Dataset rows

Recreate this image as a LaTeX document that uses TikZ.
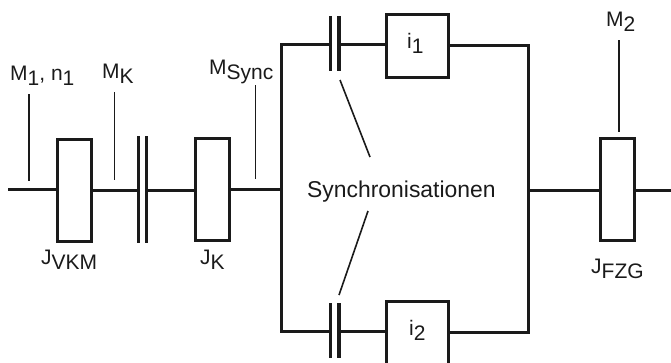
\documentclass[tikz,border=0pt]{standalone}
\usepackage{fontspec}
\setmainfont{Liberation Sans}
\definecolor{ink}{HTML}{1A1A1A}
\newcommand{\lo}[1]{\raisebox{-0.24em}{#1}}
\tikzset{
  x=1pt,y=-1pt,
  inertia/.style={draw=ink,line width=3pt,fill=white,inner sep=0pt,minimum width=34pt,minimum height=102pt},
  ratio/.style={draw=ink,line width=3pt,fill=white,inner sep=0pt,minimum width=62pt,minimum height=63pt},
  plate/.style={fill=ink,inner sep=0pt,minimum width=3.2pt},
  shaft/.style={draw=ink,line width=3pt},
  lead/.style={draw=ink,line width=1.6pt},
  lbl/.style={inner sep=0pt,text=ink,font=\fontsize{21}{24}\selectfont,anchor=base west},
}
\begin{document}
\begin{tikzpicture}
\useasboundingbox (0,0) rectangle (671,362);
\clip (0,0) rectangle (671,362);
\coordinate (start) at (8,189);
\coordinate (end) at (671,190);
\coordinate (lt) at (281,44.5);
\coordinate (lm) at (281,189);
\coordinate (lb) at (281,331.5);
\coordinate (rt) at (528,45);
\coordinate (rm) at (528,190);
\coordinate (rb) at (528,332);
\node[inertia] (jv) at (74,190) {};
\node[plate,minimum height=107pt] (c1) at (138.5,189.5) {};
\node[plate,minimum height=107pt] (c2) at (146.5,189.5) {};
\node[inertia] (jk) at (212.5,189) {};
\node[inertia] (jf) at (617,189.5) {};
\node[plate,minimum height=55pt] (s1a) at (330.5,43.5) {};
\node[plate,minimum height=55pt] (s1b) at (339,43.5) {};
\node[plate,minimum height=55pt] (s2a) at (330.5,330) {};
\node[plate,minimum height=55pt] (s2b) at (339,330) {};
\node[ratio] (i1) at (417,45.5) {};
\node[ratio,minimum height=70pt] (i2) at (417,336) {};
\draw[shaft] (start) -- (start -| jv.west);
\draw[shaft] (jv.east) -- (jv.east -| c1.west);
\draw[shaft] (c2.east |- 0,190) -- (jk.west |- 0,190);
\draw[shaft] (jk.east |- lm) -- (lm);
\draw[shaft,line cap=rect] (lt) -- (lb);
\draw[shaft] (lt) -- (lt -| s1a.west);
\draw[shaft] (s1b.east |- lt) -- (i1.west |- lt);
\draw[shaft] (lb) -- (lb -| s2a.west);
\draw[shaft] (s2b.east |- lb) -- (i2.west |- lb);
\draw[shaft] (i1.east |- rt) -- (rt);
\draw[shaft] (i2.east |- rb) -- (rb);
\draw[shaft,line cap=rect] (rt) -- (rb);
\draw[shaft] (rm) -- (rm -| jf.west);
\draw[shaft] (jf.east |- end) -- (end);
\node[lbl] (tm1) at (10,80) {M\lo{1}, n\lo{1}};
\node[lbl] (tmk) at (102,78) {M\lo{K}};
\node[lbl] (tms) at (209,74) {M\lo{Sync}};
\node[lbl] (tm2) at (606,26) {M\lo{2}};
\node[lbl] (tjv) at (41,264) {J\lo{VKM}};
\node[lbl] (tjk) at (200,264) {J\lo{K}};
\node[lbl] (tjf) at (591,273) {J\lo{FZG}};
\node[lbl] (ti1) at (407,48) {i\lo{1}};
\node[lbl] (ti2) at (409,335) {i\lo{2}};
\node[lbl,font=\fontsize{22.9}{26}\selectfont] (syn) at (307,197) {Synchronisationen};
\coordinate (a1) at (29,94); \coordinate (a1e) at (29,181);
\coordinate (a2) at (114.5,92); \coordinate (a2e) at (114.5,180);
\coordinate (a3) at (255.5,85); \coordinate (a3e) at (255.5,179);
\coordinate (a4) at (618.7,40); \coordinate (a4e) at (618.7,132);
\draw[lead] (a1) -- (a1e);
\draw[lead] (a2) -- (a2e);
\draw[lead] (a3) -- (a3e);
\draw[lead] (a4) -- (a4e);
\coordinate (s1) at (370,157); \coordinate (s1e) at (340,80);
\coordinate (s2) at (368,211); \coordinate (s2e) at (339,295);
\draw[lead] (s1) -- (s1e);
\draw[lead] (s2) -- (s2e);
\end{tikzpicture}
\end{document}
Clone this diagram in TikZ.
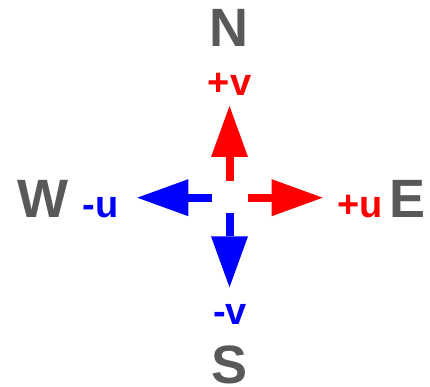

▸ Written instruction:
The data above needs to be retyped exactly, with the images left out.

▸ Task result:
Recreate this image as a LaTeX document that uses TikZ.
\documentclass[tikz,border=0pt]{standalone}
\usepackage{fontspec}
\setmainfont{Liberation Sans}
\definecolor{ink}{HTML}{1A1A1A}
\newcommand{\lo}[1]{\raisebox{-0.24em}{#1}}
\tikzset{
  x=1pt,y=-1pt,
  inertia/.style={draw=ink,line width=3pt,fill=white,inner sep=0pt,minimum width=34pt,minimum height=102pt},
  ratio/.style={draw=ink,line width=3pt,fill=white,inner sep=0pt,minimum width=62pt,minimum height=63pt},
  plate/.style={fill=ink,inner sep=0pt,minimum width=3.2pt},
  shaft/.style={draw=ink,line width=3pt},
  lead/.style={draw=ink,line width=1.6pt},
  lbl/.style={inner sep=0pt,text=ink,font=\fontsize{21}{24}\selectfont,anchor=base west},
}
\begin{document}
\begin{tikzpicture}
\useasboundingbox (0,0) rectangle (671,362);
\clip (0,0) rectangle (671,362);
\coordinate (start) at (8,189);
\coordinate (end) at (671,190);
\coordinate (lt) at (281,44.5);
\coordinate (lm) at (281,189);
\coordinate (lb) at (281,331.5);
\coordinate (rt) at (528,45);
\coordinate (rm) at (528,190);
\coordinate (rb) at (528,332);
\node[inertia] (jv) at (74,190) {};
\node[plate,minimum height=107pt] (c1) at (138.5,189.5) {};
\node[plate,minimum height=107pt] (c2) at (146.5,189.5) {};
\node[inertia] (jk) at (212.5,189) {};
\node[inertia] (jf) at (617,189.5) {};
\node[plate,minimum height=55pt] (s1a) at (330.5,43.5) {};
\node[plate,minimum height=55pt] (s1b) at (339,43.5) {};
\node[plate,minimum height=55pt] (s2a) at (330.5,330) {};
\node[plate,minimum height=55pt] (s2b) at (339,330) {};
\node[ratio] (i1) at (417,45.5) {};
\node[ratio,minimum height=70pt] (i2) at (417,336) {};
\draw[shaft] (start) -- (start -| jv.west);
\draw[shaft] (jv.east) -- (jv.east -| c1.west);
\draw[shaft] (c2.east |- 0,190) -- (jk.west |- 0,190);
\draw[shaft] (jk.east |- lm) -- (lm);
\draw[shaft,line cap=rect] (lt) -- (lb);
\draw[shaft] (lt) -- (lt -| s1a.west);
\draw[shaft] (s1b.east |- lt) -- (i1.west |- lt);
\draw[shaft] (lb) -- (lb -| s2a.west);
\draw[shaft] (s2b.east |- lb) -- (i2.west |- lb);
\draw[shaft] (i1.east |- rt) -- (rt);
\draw[shaft] (i2.east |- rb) -- (rb);
\draw[shaft,line cap=rect] (rt) -- (rb);
\draw[shaft] (rm) -- (rm -| jf.west);
\draw[shaft] (jf.east |- end) -- (end);
\node[lbl] (tm1) at (10,80) {M\lo{1}, n\lo{1}};
\node[lbl] (tmk) at (102,78) {M\lo{K}};
\node[lbl] (tms) at (209,74) {M\lo{Sync}};
\node[lbl] (tm2) at (606,26) {M\lo{2}};
\node[lbl] (tjv) at (41,264) {J\lo{VKM}};
\node[lbl] (tjk) at (200,264) {J\lo{K}};
\node[lbl] (tjf) at (591,273) {J\lo{FZG}};
\node[lbl] (ti1) at (407,48) {i\lo{1}};
\node[lbl] (ti2) at (409,335) {i\lo{2}};
\node[lbl,font=\fontsize{22.9}{26}\selectfont] (syn) at (307,197) {Synchronisationen};
\coordinate (a1) at (29,94); \coordinate (a1e) at (29,181);
\coordinate (a2) at (114.5,92); \coordinate (a2e) at (114.5,180);
\coordinate (a3) at (255.5,85); \coordinate (a3e) at (255.5,179);
\coordinate (a4) at (618.7,40); \coordinate (a4e) at (618.7,132);
\draw[lead] (a1) -- (a1e);
\draw[lead] (a2) -- (a2e);
\draw[lead] (a3) -- (a3e);
\draw[lead] (a4) -- (a4e);
\coordinate (s1) at (370,157); \coordinate (s1e) at (340,80);
\coordinate (s2) at (368,211); \coordinate (s2e) at (339,295);
\draw[lead] (s1) -- (s1e);
\draw[lead] (s2) -- (s2e);
\end{tikzpicture}
\end{document}
Clone this diagram in TikZ.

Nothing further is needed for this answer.